Great Lines: Julius Caesar

In the Earth’s yearly trip around the sun, March 15th hails itself as the distinguished ‘Ides of March’. In the lunar Roman calendar, the ‘Ides’ were mid-month days determined by full moons, with the Ides of March as the first full moon of the new year. In ancient times, it marked the final ushering out of the old year, and was celebrated with the festival of Anna Perenna, the Roman deity of the ‘circle’ or ‘ring’ of the year (L. annus).

In modern culture, the Ides of March is more commonly known as the date of Julius Caesar’s assassination in the Roman Senate, in 44 BC. As history reports, Julius Caesar’s concentrated and dictatorial power was deemed a threat to the Roman Republic, such that upwards of 60 senators, led by Marcus Brutus and Cassius Longinus, conspired to have him lured to a Senate meeting in the Theatre of Pompey in Rome, where he was surrounded and stabbed to death.

Where the event is dramatised in Shakespeare’s Julius Caesar (1599), the portentous warning of the Soothsayer to Julius Caesar is a line of potent cultural resonance: ‘Beware the Ides of March.’ Loaded with dramatic irony in the play, the phrase cautions Caesar, however vaguely, to beware his own betrayal.
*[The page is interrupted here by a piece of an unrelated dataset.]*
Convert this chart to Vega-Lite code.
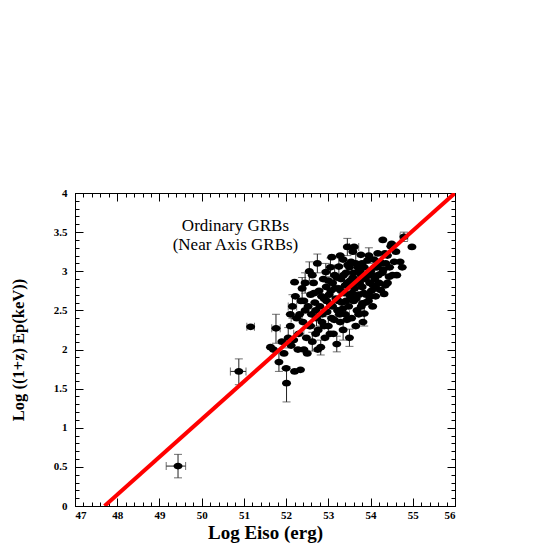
{
"$schema": "https://vega.github.io/schema/vega-lite/v6.json",
"width": 380, "height": 313,
"autosize": {"type": "none"},
"padding": {"left": 75, "top": 193, "right": 90, "bottom": 39},
"background": "white",
"config": {"view": {"stroke": null}, "axis": {"grid": false, "domainColor": "black", "tickColor": "black", "labelColor": "black", "titleColor": "black", "labelFont": "Liberation Serif", "titleFont": "Liberation Serif", "labelFontWeight": "bold", "titleFontWeight": "bold"}},
"datasets": {
"grb": [
{"x":49.44,"y":0.51,"xlo":49.16,"xhi":49.62,"ylo":0.36,"yhi":0.66},
{"x":50.88,"y":1.72,"xlo":50.68,"xhi":51.05,"ylo":1.55,"yhi":1.88},
{"x":51.16,"y":2.29,"xlo":51.07,"xhi":51.25},
{"x":51.63,"y":2.03},{"x":51.70,"y":2.00},
{"x":51.76,"y":2.27,"xlo":51.66,"xhi":51.86,"ylo":2.08,"yhi":2.45},
{"x":51.83,"y":1.84,"ylo":1.72,"yhi":1.97},
{"x":51.90,"y":2.10},{"x":51.95,"y":1.95},
{"x":52.01,"y":1.57,"ylo":1.33,"yhi":1.78},
{"x":52.00,"y":1.76},
{"x":52.05,"y":2.15,"ylo":2.02,"yhi":2.28},
{"x":52.10,"y":2.30},{"x":52.12,"y":2.05},{"x":52.20,"y":1.72},{"x":52.34,"y":1.74},{"x":52.42,"y":2.00},{"x":52.20,"y":2.86},
{"x":52.15,"y":2.55,"xlo":52.05,"xhi":52.25,"ylo":2.40,"yhi":2.70},
{"x":52.25,"y":2.40,"xlo":52.12,"xhi":52.38},
{"x":52.30,"y":2.20,"xlo":52.18,"xhi":52.42},
{"x":52.18,"y":2.12},{"x":52.35,"y":2.62},{"x":52.40,"y":2.35},{"x":52.28,"y":2.00},{"x":52.45,"y":2.50},{"x":52.48,"y":2.15},
{"x":52.38,"y":2.78,"ylo":2.65,"yhi":2.92},
{"x":52.22,"y":2.68},{"x":52.50,"y":1.95},{"x":52.55,"y":2.30},{"x":52.58,"y":2.70},{"x":52.60,"y":2.45},
{"x":52.62,"y":2.10,"ylo":1.98,"yhi":2.22},
{"x":52.65,"y":2.85},{"x":52.68,"y":2.60},{"x":52.70,"y":2.20},
{"x":52.72,"y":2.40,"xlo":52.62,"xhi":52.82,"ylo":2.30,"yhi":2.50},
{"x":52.74,"y":3.10,"ylo":2.98,"yhi":3.22},
{"x":52.75,"y":2.00},{"x":52.78,"y":2.75},{"x":52.80,"y":2.55},
{"x":52.82,"y":2.03,"ylo":1.93,"yhi":2.12},
{"x":52.85,"y":2.35},{"x":52.88,"y":2.90},{"x":52.90,"y":2.65},{"x":52.92,"y":2.15},{"x":52.95,"y":2.80},{"x":52.97,"y":2.48},
{"x":52.94,"y":2.99,"ylo":2.88,"yhi":3.10},
{"x":53.00,"y":2.30,"ylo":2.18,"yhi":2.42},
{"x":53.02,"y":2.70},{"x":53.05,"y":2.58},
{"x":53.05,"y":3.05,"ylo":2.93,"yhi":3.17},
{"x":53.08,"y":2.40},{"x":53.10,"y":2.85},{"x":53.12,"y":2.20},
{"x":53.15,"y":2.95,"ylo":2.82,"yhi":3.08},
{"x":53.18,"y":2.65},
{"x":53.20,"y":2.07,"ylo":1.97,"yhi":2.17},
{"x":53.22,"y":2.50},
{"x":53.25,"y":3.06,"ylo":2.95,"yhi":3.17},
{"x":53.25,"y":2.78},{"x":53.28,"y":2.35},{"x":53.30,"y":2.90},{"x":53.32,"y":2.60},{"x":53.35,"y":3.15},
{"x":53.35,"y":2.25,"ylo":2.12,"yhi":2.38},
{"x":53.38,"y":2.72},
{"x":53.40,"y":2.45,"xlo":53.30,"xhi":53.50},
{"x":53.42,"y":2.98},
{"x":53.45,"y":3.31,"ylo":3.20,"yhi":3.42},
{"x":53.45,"y":2.85},{"x":53.48,"y":2.55},
{"x":53.50,"y":2.15,"ylo":2.04,"yhi":2.26},
{"x":53.50,"y":3.05},{"x":53.52,"y":2.68},{"x":53.55,"y":2.40},{"x":53.58,"y":2.92},
{"x":53.61,"y":3.31,"xlo":53.50,"xhi":53.72},
{"x":53.60,"y":2.62},{"x":53.62,"y":2.78},
{"x":53.65,"y":3.10,"ylo":2.98,"yhi":3.22},
{"x":53.65,"y":2.30},{"x":53.68,"y":2.50},
{"x":53.70,"y":2.88,"xlo":53.60,"xhi":53.80},
{"x":53.72,"y":2.70},{"x":53.75,"y":3.00},{"x":53.77,"y":3.21},{"x":53.78,"y":2.55},{"x":53.80,"y":2.80},{"x":53.81,"y":2.59},{"x":53.82,"y":2.35},
{"x":53.85,"y":2.46,"ylo":2.30,"yhi":2.62},
{"x":53.85,"y":3.05},{"x":53.88,"y":2.90},{"x":53.90,"y":2.70},{"x":53.93,"y":3.14},{"x":53.95,"y":2.62},{"x":53.98,"y":2.85},
{"x":54.00,"y":3.00},{"x":54.02,"y":2.75},{"x":54.05,"y":2.55},{"x":54.08,"y":3.15},{"x":54.10,"y":2.90},{"x":54.12,"y":2.68},{"x":54.15,"y":3.05},{"x":54.17,"y":3.23},{"x":54.20,"y":2.85},{"x":54.24,"y":2.76},
{"x":54.25,"y":3.10,"ylo":3.00,"yhi":3.20},
{"x":54.28,"y":2.98},{"x":54.29,"y":3.40},{"x":54.32,"y":2.71},{"x":54.34,"y":3.23},{"x":54.36,"y":3.10},{"x":54.40,"y":2.85},{"x":54.44,"y":2.93},{"x":54.48,"y":3.32},{"x":54.52,"y":2.95},{"x":54.56,"y":3.12},{"x":54.60,"y":3.25},{"x":54.70,"y":3.12},
{"x":54.79,"y":3.44,"xlo":54.70,"xhi":54.88,"ylo":3.38,"yhi":3.50},
{"x":54.98,"y":3.31},
{"x":52.10,"y":2.45},{"x":52.32,"y":2.45},{"x":52.42,"y":2.62},{"x":52.52,"y":2.55},{"x":52.58,"y":2.30},{"x":52.66,"y":2.72},{"x":52.70,"y":2.50},{"x":52.76,"y":2.25},{"x":52.84,"y":2.68},{"x":52.86,"y":2.45},{"x":52.90,"y":2.30},{"x":52.96,"y":2.62},{"x":53.00,"y":2.88},{"x":53.04,"y":2.20},{"x":53.06,"y":2.75},{"x":53.10,"y":2.55},{"x":53.14,"y":2.38},{"x":53.16,"y":2.78},{"x":53.20,"y":2.92},{"x":53.24,"y":2.62},{"x":53.26,"y":2.45},{"x":53.30,"y":2.75},{"x":53.34,"y":2.52},{"x":53.36,"y":2.95},{"x":53.40,"y":2.82},{"x":53.42,"y":2.62},{"x":53.44,"y":2.38},{"x":53.46,"y":3.08},{"x":53.52,"y":2.88},{"x":53.54,"y":3.12},{"x":53.56,"y":2.72},{"x":53.60,"y":2.98},{"x":53.64,"y":2.85},{"x":53.66,"y":2.65},{"x":53.70,"y":3.05},{"x":53.72,"y":2.45},{"x":53.74,"y":2.85},{"x":53.78,"y":2.95},{"x":53.80,"y":3.10},{"x":53.84,"y":2.72},{"x":53.88,"y":2.60},{"x":53.92,"y":2.95},
{"x":53.96,"y":3.20,"ylo":3.10,"yhi":3.30},
{"x":54.00,"y":2.68},{"x":54.04,"y":2.95},{"x":54.06,"y":2.82},{"x":54.10,"y":3.05},{"x":54.14,"y":2.78},{"x":54.18,"y":2.95},{"x":54.22,"y":3.12},{"x":54.30,"y":3.02},{"x":54.35,"y":2.82},{"x":54.40,"y":3.20},{"x":54.45,"y":3.05},{"x":54.50,"y":3.35},{"x":54.62,"y":2.95},{"x":54.75,"y":3.05},
{"x":52.45,"y":2.85,"ylo":2.72,"yhi":2.98},
{"x":52.62,"y":2.95},
{"x":52.55,"y":3.00,"ylo":2.88,"yhi":3.12},
{"x":53.08,"y":3.18},{"x":53.28,"y":3.20},{"x":53.58,"y":3.25}
],
"fit": [{"x":47.7,"y":0},{"x":56,"y":4}],
"label": [{"x":50.8,"y":3.58,"t":"Ordinary GRBs"},{"x":50.8,"y":3.34,"t":"(Near Axis GRBs)"}]
},
"resolve": {"axis": {"x": "independent", "y": "independent"}},
"layer": [
{"data": {"name": "grb"}, "transform": [{"filter": "isValid(datum.ylo)"}],
 "mark": {"type": "rule", "color": "#222", "strokeWidth": 1},
 "encoding": {
  "x": {"field": "x", "type": "quantitative", "scale": {"domain": [47, 56], "nice": false, "zero": false},
        "axis": {"orient": "top", "values": [47,48,49,50,51,52,53,54,55,56], "tickSize": -8, "labels": false, "title": null}},
  "y": {"field": "ylo", "type": "quantitative", "scale": {"domain": [0, 4], "nice": false, "zero": false},
        "axis": {"orient": "right", "values": [0,0.5,1,1.5,2,2.5,3,3.5,4], "tickSize": -8, "labels": false, "title": null}},
  "y2": {"field": "yhi"}}},
{"data": {"name": "grb"}, "transform": [{"filter": "isValid(datum.xlo)"}],
 "mark": {"type": "rule", "color": "#222", "strokeWidth": 1},
 "encoding": {
  "x": {"field": "xlo", "type": "quantitative",
        "axis": {"orient": "top", "values": [47,47.2,47.4,47.6,47.8,48,48.2,48.4,48.6,48.8,49,49.2,49.4,49.6,49.8,50,50.2,50.4,50.6,50.8,51,51.2,51.4,51.6,51.8,52,52.2,52.4,52.6,52.8,53,53.2,53.4,53.6,53.8,54,54.2,54.4,54.6,54.8,55,55.2,55.4,55.6,55.8,56], "tickSize": -4, "labels": false, "title": null, "domain": false}},
  "x2": {"field": "xhi"},
  "y": {"field": "y", "type": "quantitative",
        "axis": {"orient": "right", "values": [0,0.1,0.2,0.3,0.4,0.5,0.6,0.7,0.8,0.9,1,1.1,1.2,1.3,1.4,1.5,1.6,1.7,1.8,1.9,2,2.1,2.2,2.3,2.4,2.5,2.6,2.7,2.8,2.9,3,3.1,3.2,3.3,3.4,3.5,3.6,3.7,3.8,3.9,4], "tickSize": -4, "labels": false, "title": null, "domain": false}}}},
{"data": {"name": "grb"}, "transform": [{"filter": "isValid(datum.ylo)"}],
 "mark": {"type": "tick", "orient": "horizontal", "color": "#333", "size": 8, "thickness": 1},
 "encoding": {"x": {"field": "x", "type": "quantitative", "axis": null}, "y": {"field": "ylo", "type": "quantitative", "axis": null}}},
{"data": {"name": "grb"}, "transform": [{"filter": "isValid(datum.ylo)"}],
 "mark": {"type": "tick", "orient": "horizontal", "color": "#333", "size": 8, "thickness": 1},
 "encoding": {"x": {"field": "x", "type": "quantitative", "axis": null}, "y": {"field": "yhi", "type": "quantitative", "axis": null}}},
{"data": {"name": "grb"}, "transform": [{"filter": "isValid(datum.xlo)"}],
 "mark": {"type": "tick", "orient": "vertical", "color": "#333", "size": 8, "thickness": 1},
 "encoding": {"x": {"field": "xlo", "type": "quantitative", "axis": null}, "y": {"field": "y", "type": "quantitative", "axis": null}}},
{"data": {"name": "grb"}, "transform": [{"filter": "isValid(datum.xlo)"}],
 "mark": {"type": "tick", "orient": "vertical", "color": "#333", "size": 8, "thickness": 1},
 "encoding": {"x": {"field": "xhi", "type": "quantitative", "axis": null}, "y": {"field": "y", "type": "quantitative", "axis": null}}},
{"data": {"name": "grb"},
 "mark": {"type": "point", "filled": true, "color": "black", "opacity": 1, "size": 81, "shape": "M-1,0A1,0.75,0,1,1,1,0A1,0.75,0,1,1,-1,0Z"},
 "encoding": {
  "x": {"field": "x", "type": "quantitative",
        "axis": {"orient": "bottom", "values": [47,47.2,47.4,47.6,47.8,48,48.2,48.4,48.6,48.8,49,49.2,49.4,49.6,49.8,50,50.2,50.4,50.6,50.8,51,51.2,51.4,51.6,51.8,52,52.2,52.4,52.6,52.8,53,53.2,53.4,53.6,53.8,54,54.2,54.4,54.6,54.8,55,55.2,55.4,55.6,55.8,56], "tickSize": -4, "labels": false, "title": null, "domain": false}},
  "y": {"field": "y", "type": "quantitative",
        "axis": {"orient": "left", "values": [0,0.1,0.2,0.3,0.4,0.5,0.6,0.7,0.8,0.9,1,1.1,1.2,1.3,1.4,1.5,1.6,1.7,1.8,1.9,2,2.1,2.2,2.3,2.4,2.5,2.6,2.7,2.8,2.9,3,3.1,3.2,3.3,3.4,3.5,3.6,3.7,3.8,3.9,4], "tickSize": -4, "labels": false, "title": null, "domain": false}}}},
{"data": {"name": "fit"},
 "mark": {"type": "line", "color": "#ff0000", "strokeWidth": 4, "clip": true},
 "encoding": {
  "x": {"field": "x", "type": "quantitative",
        "axis": {"orient": "bottom", "values": [47,48,49,50,51,52,53,54,55,56], "tickSize": -8, "labelPadding": 11, "labelFontSize": 11, "format": "d", "title": "Log Eiso (erg)", "titleFontSize": 19, "titlePadding": 3}},
  "y": {"field": "y", "type": "quantitative",
        "axis": {"orient": "left", "values": [0,0.5,1,1.5,2,2.5,3,3.5,4], "tickSize": -8, "labelPadding": 16, "labelFontSize": 11, "format": "~g", "title": "Log ((1+z) Ep(keV))", "titleFontSize": 16.5, "titlePadding": 27}}}},
{"data": {"name": "label"},
 "mark": {"type": "text", "font": "Liberation Serif", "fontSize": 17, "color": "black", "align": "center", "baseline": "middle"},
 "encoding": {"x": {"field": "x", "type": "quantitative", "axis": null}, "y": {"field": "y", "type": "quantitative", "axis": null}, "text": {"field": "t"}}}
]
}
Despite the origins of it, writer Martin Stezano contends that ‘not only did Shakespeare’s words stick, they branded the phrase—and the date, March 15—with a dark and gloomy connotation.’ Typical of the superstition surrounding the date, author T.A. Frail outlines ten unfortunate events in history that occurred on it.

Yet in our more atheistic times, this famous Shakespearean phrase is recalled more humorously and habitually than warily, signalling the sheer entertainment people experience in recalling the date and this ancient tale of conspiracy and murder—of epic grandiosity and tragic misfortune—as a karmic one, of tyranny and comeuppance.